**Task goal:**
Print exactly the lines from the first one down to the line containing "const zTicks = [10, 20, 30, 40, 50];", both ends included, with no pictures and nothing else.

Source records
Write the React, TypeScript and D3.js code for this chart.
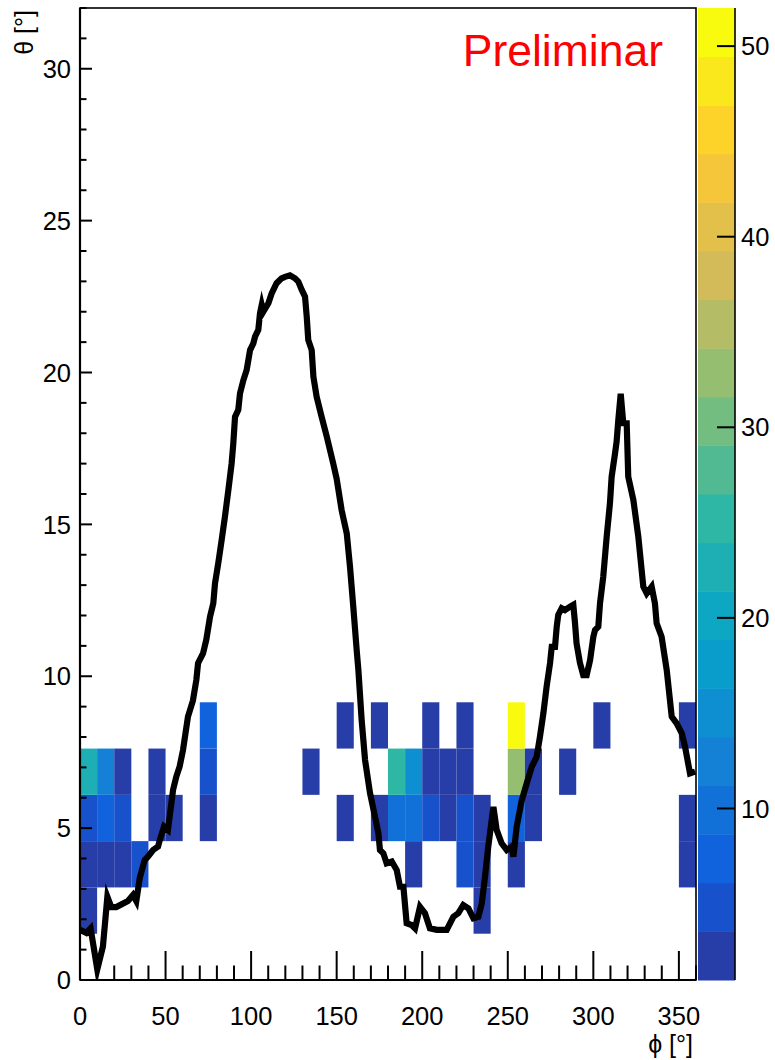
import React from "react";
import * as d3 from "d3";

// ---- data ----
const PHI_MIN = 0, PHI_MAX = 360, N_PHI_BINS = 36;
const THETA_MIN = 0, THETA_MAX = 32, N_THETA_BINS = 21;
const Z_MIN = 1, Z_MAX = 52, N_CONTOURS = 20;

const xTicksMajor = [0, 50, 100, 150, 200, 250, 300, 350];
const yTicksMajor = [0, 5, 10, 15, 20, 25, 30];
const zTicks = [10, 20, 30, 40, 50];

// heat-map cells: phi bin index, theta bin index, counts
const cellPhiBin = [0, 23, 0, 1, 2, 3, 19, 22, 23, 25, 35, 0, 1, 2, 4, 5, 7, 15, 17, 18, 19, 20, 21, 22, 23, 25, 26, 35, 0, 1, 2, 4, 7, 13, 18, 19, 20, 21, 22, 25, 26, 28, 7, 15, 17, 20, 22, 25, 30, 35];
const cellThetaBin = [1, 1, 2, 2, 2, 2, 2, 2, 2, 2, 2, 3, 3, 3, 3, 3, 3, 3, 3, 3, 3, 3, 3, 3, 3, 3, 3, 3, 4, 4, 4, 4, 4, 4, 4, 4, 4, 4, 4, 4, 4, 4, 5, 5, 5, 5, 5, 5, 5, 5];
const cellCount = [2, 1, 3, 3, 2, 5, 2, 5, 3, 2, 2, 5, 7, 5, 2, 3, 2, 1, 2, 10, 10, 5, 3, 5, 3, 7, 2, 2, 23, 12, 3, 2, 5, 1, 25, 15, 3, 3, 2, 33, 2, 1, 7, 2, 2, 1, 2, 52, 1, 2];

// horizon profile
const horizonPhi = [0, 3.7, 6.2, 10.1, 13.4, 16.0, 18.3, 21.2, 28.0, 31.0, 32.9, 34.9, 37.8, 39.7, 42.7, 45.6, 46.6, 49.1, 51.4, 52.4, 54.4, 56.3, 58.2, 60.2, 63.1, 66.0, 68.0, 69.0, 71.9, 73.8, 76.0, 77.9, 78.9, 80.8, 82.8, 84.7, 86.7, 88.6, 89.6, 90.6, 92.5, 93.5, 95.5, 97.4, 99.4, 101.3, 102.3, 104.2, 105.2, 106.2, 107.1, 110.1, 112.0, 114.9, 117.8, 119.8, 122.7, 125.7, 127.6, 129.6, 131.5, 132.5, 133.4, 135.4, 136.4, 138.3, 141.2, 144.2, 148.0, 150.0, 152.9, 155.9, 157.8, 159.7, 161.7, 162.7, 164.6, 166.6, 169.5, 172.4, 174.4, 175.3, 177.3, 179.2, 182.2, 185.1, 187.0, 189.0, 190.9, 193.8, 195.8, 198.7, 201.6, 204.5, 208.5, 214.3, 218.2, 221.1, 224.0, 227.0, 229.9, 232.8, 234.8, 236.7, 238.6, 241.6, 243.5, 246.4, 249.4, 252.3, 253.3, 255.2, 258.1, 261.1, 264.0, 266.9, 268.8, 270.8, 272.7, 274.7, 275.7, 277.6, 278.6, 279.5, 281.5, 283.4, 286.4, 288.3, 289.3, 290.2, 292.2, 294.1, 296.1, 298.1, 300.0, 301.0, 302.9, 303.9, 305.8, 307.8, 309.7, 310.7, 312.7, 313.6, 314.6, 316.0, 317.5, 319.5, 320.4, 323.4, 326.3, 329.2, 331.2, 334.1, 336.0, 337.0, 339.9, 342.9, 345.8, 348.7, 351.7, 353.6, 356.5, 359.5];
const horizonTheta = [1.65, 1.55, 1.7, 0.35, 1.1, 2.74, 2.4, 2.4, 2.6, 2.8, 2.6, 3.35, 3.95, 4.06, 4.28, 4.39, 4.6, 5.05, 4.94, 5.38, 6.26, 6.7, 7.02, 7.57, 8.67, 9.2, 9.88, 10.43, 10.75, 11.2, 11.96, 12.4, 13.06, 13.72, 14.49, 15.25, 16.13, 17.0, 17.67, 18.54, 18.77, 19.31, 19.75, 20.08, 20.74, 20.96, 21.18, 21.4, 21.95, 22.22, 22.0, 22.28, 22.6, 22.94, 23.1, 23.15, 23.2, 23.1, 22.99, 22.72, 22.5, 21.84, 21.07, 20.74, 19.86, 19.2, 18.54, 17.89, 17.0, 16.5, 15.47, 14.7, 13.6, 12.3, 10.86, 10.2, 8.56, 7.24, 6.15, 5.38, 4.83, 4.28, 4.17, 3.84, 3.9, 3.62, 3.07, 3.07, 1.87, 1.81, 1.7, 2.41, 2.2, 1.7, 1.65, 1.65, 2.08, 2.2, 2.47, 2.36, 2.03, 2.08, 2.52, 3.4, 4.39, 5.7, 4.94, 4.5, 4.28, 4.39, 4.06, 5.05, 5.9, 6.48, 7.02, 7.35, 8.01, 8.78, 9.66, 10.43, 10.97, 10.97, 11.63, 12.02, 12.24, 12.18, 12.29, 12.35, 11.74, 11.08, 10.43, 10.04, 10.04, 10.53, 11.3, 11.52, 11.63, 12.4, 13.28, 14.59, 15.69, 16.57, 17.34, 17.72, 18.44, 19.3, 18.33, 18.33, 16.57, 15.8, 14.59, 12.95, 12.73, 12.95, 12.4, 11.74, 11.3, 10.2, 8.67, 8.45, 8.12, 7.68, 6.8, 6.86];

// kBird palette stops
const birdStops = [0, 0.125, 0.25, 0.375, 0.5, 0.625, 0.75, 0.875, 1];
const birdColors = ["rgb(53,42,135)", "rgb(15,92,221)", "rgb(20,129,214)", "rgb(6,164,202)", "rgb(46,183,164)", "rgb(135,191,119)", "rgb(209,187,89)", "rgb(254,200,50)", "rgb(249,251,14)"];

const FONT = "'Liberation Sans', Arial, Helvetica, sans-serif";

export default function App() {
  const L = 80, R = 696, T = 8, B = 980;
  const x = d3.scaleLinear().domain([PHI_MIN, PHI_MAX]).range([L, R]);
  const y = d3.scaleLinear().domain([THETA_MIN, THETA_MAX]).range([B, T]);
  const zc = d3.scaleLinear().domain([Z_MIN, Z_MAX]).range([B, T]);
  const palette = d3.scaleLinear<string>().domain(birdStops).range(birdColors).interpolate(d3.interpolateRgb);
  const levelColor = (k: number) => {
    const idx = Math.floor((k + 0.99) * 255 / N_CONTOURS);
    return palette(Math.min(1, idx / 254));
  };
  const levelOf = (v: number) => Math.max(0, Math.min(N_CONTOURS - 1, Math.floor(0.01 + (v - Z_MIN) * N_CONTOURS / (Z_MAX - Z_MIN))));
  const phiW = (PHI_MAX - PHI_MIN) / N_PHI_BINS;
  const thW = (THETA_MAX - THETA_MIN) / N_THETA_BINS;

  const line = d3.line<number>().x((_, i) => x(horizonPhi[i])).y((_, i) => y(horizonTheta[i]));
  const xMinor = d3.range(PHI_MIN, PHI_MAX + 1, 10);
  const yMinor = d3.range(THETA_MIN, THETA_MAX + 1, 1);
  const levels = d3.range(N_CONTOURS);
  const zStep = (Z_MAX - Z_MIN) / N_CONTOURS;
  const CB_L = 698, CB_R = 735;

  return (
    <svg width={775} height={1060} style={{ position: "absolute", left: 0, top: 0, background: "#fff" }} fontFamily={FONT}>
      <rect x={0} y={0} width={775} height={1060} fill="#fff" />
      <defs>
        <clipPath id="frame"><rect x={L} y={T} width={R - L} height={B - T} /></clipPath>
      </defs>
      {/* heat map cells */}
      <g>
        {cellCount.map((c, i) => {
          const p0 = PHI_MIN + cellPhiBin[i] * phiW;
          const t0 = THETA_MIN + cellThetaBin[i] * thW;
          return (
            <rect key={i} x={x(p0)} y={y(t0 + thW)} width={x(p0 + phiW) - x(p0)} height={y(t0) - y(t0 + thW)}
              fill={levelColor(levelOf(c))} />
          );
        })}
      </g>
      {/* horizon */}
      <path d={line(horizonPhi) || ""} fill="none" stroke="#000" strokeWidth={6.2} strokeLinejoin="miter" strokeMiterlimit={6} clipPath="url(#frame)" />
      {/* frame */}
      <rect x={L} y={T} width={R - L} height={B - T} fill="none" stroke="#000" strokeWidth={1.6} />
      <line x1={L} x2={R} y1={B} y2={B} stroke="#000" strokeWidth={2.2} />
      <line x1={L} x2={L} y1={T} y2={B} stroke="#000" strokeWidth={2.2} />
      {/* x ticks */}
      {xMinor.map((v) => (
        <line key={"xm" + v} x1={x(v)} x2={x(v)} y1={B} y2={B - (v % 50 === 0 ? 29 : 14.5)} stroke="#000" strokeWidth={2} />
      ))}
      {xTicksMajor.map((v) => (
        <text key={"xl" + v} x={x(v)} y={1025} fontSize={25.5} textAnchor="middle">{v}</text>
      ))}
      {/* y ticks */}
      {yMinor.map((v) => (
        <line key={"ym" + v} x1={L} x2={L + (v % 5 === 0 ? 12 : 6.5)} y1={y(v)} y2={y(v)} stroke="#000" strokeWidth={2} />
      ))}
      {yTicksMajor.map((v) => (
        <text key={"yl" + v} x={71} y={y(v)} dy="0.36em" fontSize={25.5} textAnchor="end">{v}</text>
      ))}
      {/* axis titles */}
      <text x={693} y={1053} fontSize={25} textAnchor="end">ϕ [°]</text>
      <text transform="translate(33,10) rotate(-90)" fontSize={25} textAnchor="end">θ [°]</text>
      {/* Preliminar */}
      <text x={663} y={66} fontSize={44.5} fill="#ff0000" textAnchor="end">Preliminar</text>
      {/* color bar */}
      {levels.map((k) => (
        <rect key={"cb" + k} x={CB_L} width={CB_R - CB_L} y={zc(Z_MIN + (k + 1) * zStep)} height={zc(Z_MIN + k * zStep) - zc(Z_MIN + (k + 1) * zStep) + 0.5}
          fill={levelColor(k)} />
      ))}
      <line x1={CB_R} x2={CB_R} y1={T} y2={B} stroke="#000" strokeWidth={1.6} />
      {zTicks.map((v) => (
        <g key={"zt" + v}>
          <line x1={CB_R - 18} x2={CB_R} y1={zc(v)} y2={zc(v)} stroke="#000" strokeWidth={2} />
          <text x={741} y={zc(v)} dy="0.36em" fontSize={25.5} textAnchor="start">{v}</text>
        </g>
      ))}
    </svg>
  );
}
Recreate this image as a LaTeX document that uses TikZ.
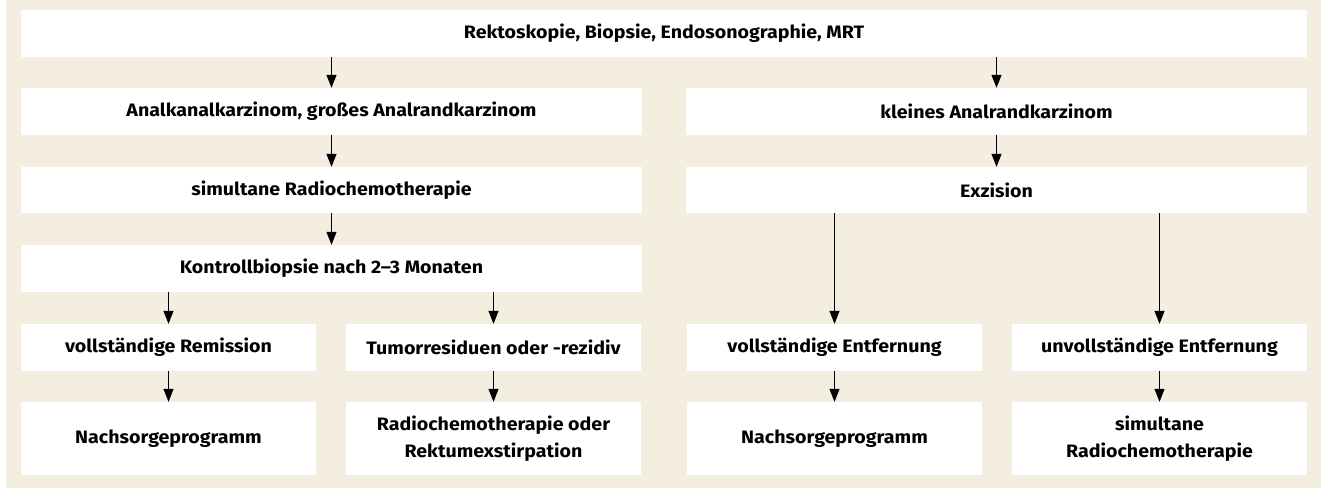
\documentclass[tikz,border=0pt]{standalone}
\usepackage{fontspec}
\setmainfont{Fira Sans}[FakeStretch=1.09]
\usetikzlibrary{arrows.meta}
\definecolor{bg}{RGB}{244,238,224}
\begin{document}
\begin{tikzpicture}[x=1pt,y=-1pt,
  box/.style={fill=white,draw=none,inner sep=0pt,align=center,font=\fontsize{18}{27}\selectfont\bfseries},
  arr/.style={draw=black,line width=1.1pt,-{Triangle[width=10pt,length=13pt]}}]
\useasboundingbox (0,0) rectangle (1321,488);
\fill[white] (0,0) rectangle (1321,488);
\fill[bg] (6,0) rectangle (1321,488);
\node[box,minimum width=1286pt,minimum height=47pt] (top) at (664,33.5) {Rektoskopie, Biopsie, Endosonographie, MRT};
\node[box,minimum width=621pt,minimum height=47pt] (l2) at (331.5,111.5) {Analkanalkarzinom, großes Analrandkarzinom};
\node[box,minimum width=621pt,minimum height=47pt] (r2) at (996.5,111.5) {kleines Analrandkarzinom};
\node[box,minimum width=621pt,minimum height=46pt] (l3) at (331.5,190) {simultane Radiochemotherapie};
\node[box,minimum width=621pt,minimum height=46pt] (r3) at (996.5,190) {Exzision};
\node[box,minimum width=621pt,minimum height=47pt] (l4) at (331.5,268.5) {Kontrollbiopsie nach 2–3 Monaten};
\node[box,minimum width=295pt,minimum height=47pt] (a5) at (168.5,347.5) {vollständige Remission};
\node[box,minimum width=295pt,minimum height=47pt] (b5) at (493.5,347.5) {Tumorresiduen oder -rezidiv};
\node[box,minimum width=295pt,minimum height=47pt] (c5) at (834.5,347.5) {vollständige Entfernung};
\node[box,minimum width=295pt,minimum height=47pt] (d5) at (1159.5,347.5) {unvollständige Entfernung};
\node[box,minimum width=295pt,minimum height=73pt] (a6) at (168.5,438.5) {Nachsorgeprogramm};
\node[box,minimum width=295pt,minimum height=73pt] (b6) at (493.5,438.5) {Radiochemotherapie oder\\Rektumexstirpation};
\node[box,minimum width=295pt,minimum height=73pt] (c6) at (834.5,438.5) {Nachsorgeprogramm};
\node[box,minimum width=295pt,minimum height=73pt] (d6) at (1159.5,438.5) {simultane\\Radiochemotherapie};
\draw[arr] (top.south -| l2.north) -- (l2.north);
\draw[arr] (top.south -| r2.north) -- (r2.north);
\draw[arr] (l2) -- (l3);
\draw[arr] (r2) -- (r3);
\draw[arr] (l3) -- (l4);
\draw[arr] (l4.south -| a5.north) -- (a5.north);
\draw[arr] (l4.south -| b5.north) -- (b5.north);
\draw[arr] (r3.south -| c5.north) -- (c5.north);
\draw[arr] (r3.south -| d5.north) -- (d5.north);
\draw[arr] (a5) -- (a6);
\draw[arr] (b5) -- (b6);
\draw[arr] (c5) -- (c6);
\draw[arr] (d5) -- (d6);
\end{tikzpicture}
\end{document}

**Completed task:**
Write the React, TypeScript and D3.js code for this chart.
import React from "react";
import * as d3 from "d3";

// ---- data ----
const PHI_MIN = 0, PHI_MAX = 360, N_PHI_BINS = 36;
const THETA_MIN = 0, THETA_MAX = 32, N_THETA_BINS = 21;
const Z_MIN = 1, Z_MAX = 52, N_CONTOURS = 20;

const xTicksMajor = [0, 50, 100, 150, 200, 250, 300, 350];
const yTicksMajor = [0, 5, 10, 15, 20, 25, 30];
const zTicks = [10, 20, 30, 40, 50];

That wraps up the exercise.